Movement, Style, School or Type of Art:
Date and Place of Birth:
1821, Fayette, New York
Robert Scott Duncanson was among the few African Americans who established a professional career as an artist during the nineteenth century. He was born in Seneca County, New York to a Scottish-Canadian white father and African American mother. He grew up in Canada with his father, while his mother lived in Mount Pleasant, Ohio. In 1841, he moved to his mother's home, which was not far from Cincinnati, then a burgeoning metropolis. He eventually settled in that "Athens of the West."
Duncanson studied art on his own, copying the masters he admired. He was principally influenced by the landscapist Thomas Cole and the Hudson River School. By 1842, he exhibited his portraits and received many commission as a result. He also participated that year in an exhibition sponsored by the Society for the Promotion of Useful Knowledge, but his family was barred from attendance because of their African American ethnicity.
Duncanson continued to thrive in Cincinnati as he became a much appreciated landscape painter with his views of the Ohio River Valley.
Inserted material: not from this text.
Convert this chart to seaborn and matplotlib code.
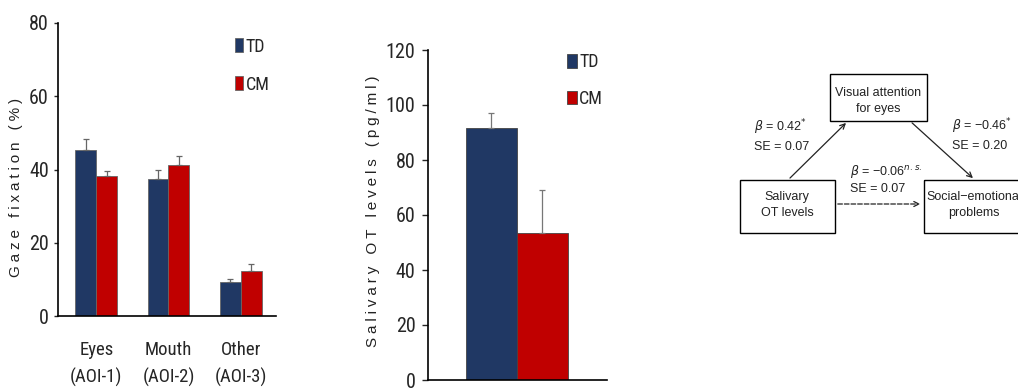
import pandas as pd
import seaborn as sns
import matplotlib.pyplot as plt
from matplotlib import font_manager
from matplotlib.patches import Rectangle

# fonts: prefer a narrow sans for the tick labels if one is installed
names = {f.name for f in font_manager.fontManager.ttflist}
narrow = 'Liberation Sans'
for cand in ['Liberation Sans Narrow', 'Arial Narrow', 'Roboto Condensed', 'Open Sans Condensed']:
    if cand in names:
        narrow = cand
        break

# data: gaze fixation per area of interest
regions = ['Eyes\n(AOI-1)', 'Mouth\n(AOI-2)', 'Other\n(AOI-3)']
groups = ['TD', 'CM']
gaze_td = [45.4, 37.4, 9.3]
gaze_cm = [38.1, 41.3, 12.4]
gaze_err_td = [2.9, 2.5, 0.9]
gaze_err_cm = [1.6, 2.3, 1.7]

# data: salivary oxytocin
ot_mean = [91.8, 53.6]
ot_err = [5.2, 15.6]

colors = {'TD': '#203864', 'CM': '#c00000'}

# mediation diagram text
node_labels = ['Visual attention\nfor eyes', 'Salivary\nOT levels', 'Social\u2212emotional\nproblems']
path_a = '$\\beta$ = 0.42$^{*}$\nSE = 0.07'
path_b = '$\\beta$ = \u22120.46$^{*}$\nSE = 0.20'
path_c = '$\\beta$ = \u22120.06$^{n.s.}$\nSE = 0.07'


def spaced(s):
    # letter-spaced axis titles, as in the original figure
    return '\u2005'.join(s)


sns.set_style('white')
plt.rcParams['font.family'] = [narrow, 'DejaVu Sans']
plt.rcParams['mathtext.fontset'] = 'dejavusans'

fig = plt.figure(figsize=(10.18, 3.89), dpi=100)
label_font = dict(fontsize=11, family=['Liberation Sans', 'DejaVu Sans'], color='#222222')

# ---- panel 1 ----
df1 = pd.DataFrame({
    'Region': regions * 2,
    'Group': ['TD'] * 3 + ['CM'] * 3,
    'Gaze': gaze_td + gaze_cm,
})
ax1 = fig.add_axes([58 / 1018, 73 / 389, 218 / 1018, 293 / 389])
sns.barplot(data=df1, x='Region', y='Gaze', hue='Group', hue_order=groups,
            palette=colors, width=0.58, errorbar=None, saturation=1,
            edgecolor='#666666', linewidth=0.6, ax=ax1)
for cont, errs in zip(ax1.containers, [gaze_err_td, gaze_err_cm]):
    for bar, e in zip(cont, errs):
        x = bar.get_x() + bar.get_width() / 2
        ax1.errorbar(x, bar.get_height(), yerr=[[0], [e]], fmt='none',
                     ecolor='#666666', elinewidth=0.9, capsize=2.5, capthick=0.9)
ax1.set_ylim(0, 80)
ax1.set_xlim(-0.53, 2.49)
ax1.set_yticks([0, 20, 40, 60, 80])
ax1.set_xlabel('')
ax1.set_ylabel(spaced('Gaze fixation (%)'), **label_font)
ax1.yaxis.set_label_coords(-0.16, 0.44)
ax1.tick_params(axis='y', length=3, width=1, pad=3.5, labelsize=14.5, left=True)
ax1.tick_params(axis='x', length=0, pad=18, labelsize=13.5)
for lab in ax1.get_xticklabels():
    lab.set_linespacing(1.6)
sns.despine(ax=ax1)
for s in ['left', 'bottom']:
    ax1.spines[s].set_linewidth(1.2)
    ax1.spines[s].set_color('black')
ax1.legend(loc='upper left', bbox_to_anchor=(0.81, 0.95), frameon=False,
           fontsize=13, handlelength=0.45, handleheight=0.8, handletextpad=0.15,
           labelspacing=1.1, borderpad=0, borderaxespad=0)

# ---- panel 2 ----
df2 = pd.DataFrame({'Group': groups, 'OT': ot_mean, 'x': ['', '']})
ax2 = fig.add_axes([428 / 1018, 9 / 389, 179 / 1018, 330 / 389])
sns.barplot(data=df2, x='x', y='OT', hue='Group', hue_order=groups,
            palette=colors, width=0.8, errorbar=None, saturation=1,
            edgecolor='#444444', linewidth=0.6, ax=ax2)
for cont, e in zip(ax2.containers, ot_err):
    bar = cont[0]
    x = bar.get_x() + bar.get_width() / 2
    ax2.errorbar(x, bar.get_height(), yerr=[[0], [e]], fmt='none',
                 ecolor='#777777', elinewidth=0.9, capsize=2.5, capthick=0.9)
ax2.set_ylim(0, 120)
ax2.set_xlim(-0.698, 0.706)
ax2.set_yticks([0, 20, 40, 60, 80, 100, 120])
ax2.set_xlabel('')
ax2.set_xticks([])
ax2.set_ylabel(spaced('Salivary OT levels (pg/ml)'), **label_font)
ax2.yaxis.set_label_coords(-0.268, 0.512)
ax2.tick_params(axis='y', length=4, width=1, pad=5, labelsize=14.5, left=True)
sns.despine(ax=ax2)
for s in ['left', 'bottom']:
    ax2.spines[s].set_linewidth(1.2)
    ax2.spines[s].set_color('black')
ax2.legend(loc='upper left', bbox_to_anchor=(0.775, 0.99), frameon=False,
           fontsize=13, handlelength=0.55, handleheight=0.8, handletextpad=0.15,
           labelspacing=1.02, borderpad=0, borderaxespad=0)

# ---- panel 3: mediation diagram ----
ax3 = fig.add_axes([0, 0, 1, 1])
ax3.set_xlim(0, 1018)
ax3.set_ylim(389, 0)
ax3.set_axis_off()
ax3.patch.set_alpha(0)

dfont = dict(family=['Liberation Sans', 'DejaVu Sans'], fontsize=9, color='#222222')
boxes = [(830, 74, 97, 47), (740, 180, 95, 53), (924, 180, 110, 53)]
centers = [(878, 101), (787, 205), (974, 205)]
for (bx, by, bw, bh), (cx, cy), lab in zip(boxes, centers, node_labels):
    ax3.add_patch(Rectangle((bx, by), bw, bh, fill=False, lw=1, ec='black'))
    ax3.text(cx, cy, lab, ha='center', va='center', linespacing=1.5, **dfont)

arrow = dict(arrowstyle='->', lw=0.9, color='#222222', mutation_scale=9)
ax3.annotate('', xy=(848, 121), xytext=(788, 180), arrowprops=arrow)
ax3.annotate('', xy=(975, 180), xytext=(910, 121), arrowprops=arrow)
ax3.annotate('', xy=(923, 204), xytext=(835, 204),
             arrowprops=dict(arrow, linestyle='--'))

ax3.text(754, 135, path_a, ha='left', va='center', linespacing=1.4, **dfont)
ax3.text(952, 134, path_b, ha='left', va='center', linespacing=1.4, **dfont)
ax3.text(850, 179, path_c, ha='left', va='center', linespacing=1.4, **dfont)

fig.savefig('out.png', dpi=100)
In 1851, winemaker Nicholas Longworth (1783-1863) commissioned eight enormous murals from the artist to decorate the foyer of his Palladian style villa, Belmont. Today Longworth's home is the Taft Museum of Art.
In 1853, Duncanson was asked to illustrate Harriet Beecher Stowe's Uncle Tom's Cabin and then, financed by the Freeman's Aid Society and the Anti-Slave League, Duncanson departed for a tour of Europe where he discovered the French landscapist Claude Lorrain (1600-1682) and the craze for Orientalism.
Back in Cincinnati in 1854, Duncanson spent the next four years painting and collaborating with the African American photographer and abolitionist activist James Presley Ball (1825-1904) by retouching and painting over Ball's photographs. Together they created the 600-foot long mural entitled the Mammouth Pictorial Tour of the United States Comprising Views of the African Slave Trade (1855).
When the Civil War broke out, Duncanson moved to Montreal and, in 1865, to the United Kingdom, spending most of his time in England and Scotland. He returned to Cincinnati during the winter of 1866-67 and remained there until his death. He died in Detroit at the age of 51 while preparing an exhibition.
Best Known For:
Duncanson is best known for his shimmering, dreamy landscapes that feature enormous vistas, most notably his two paintings entitled Vale of Kashmir, 1864 and 1870.
- Uncle Tom and Little Eva, 1853, The Detroit Institute of Arts
- Entryway murals, 1855, Taft Museum of Art, Cincinnati
- The Rainbow, 1859, Museum of African Art
- Fall of Minnehaha, 1862, Museum of African Art
- Vale of Kashmir, 1864, Museum of African Art
- Vale of Kashmir, 1870, Courtesy of Michael Rosenfeld Gallery, LLC, New York
Date and Place of Death:
December 21, 1872, Detroit, Michigan
Driskell, David C. Two Centuries of Black American Art.
Los Angeles and New York: Los Angeles County Museum and Alfred A. Knopf, 1976.
Sims, Lowery Stokes. African American Art: 200 Years.
New York: Michael Rosenfeld Gallery, 2008.
Ketner II, Joseph D. The Emergence of an African American Artist: Robert S. Duncanson, 1821-1872.
Columbia: University of Missouri Press, 1993.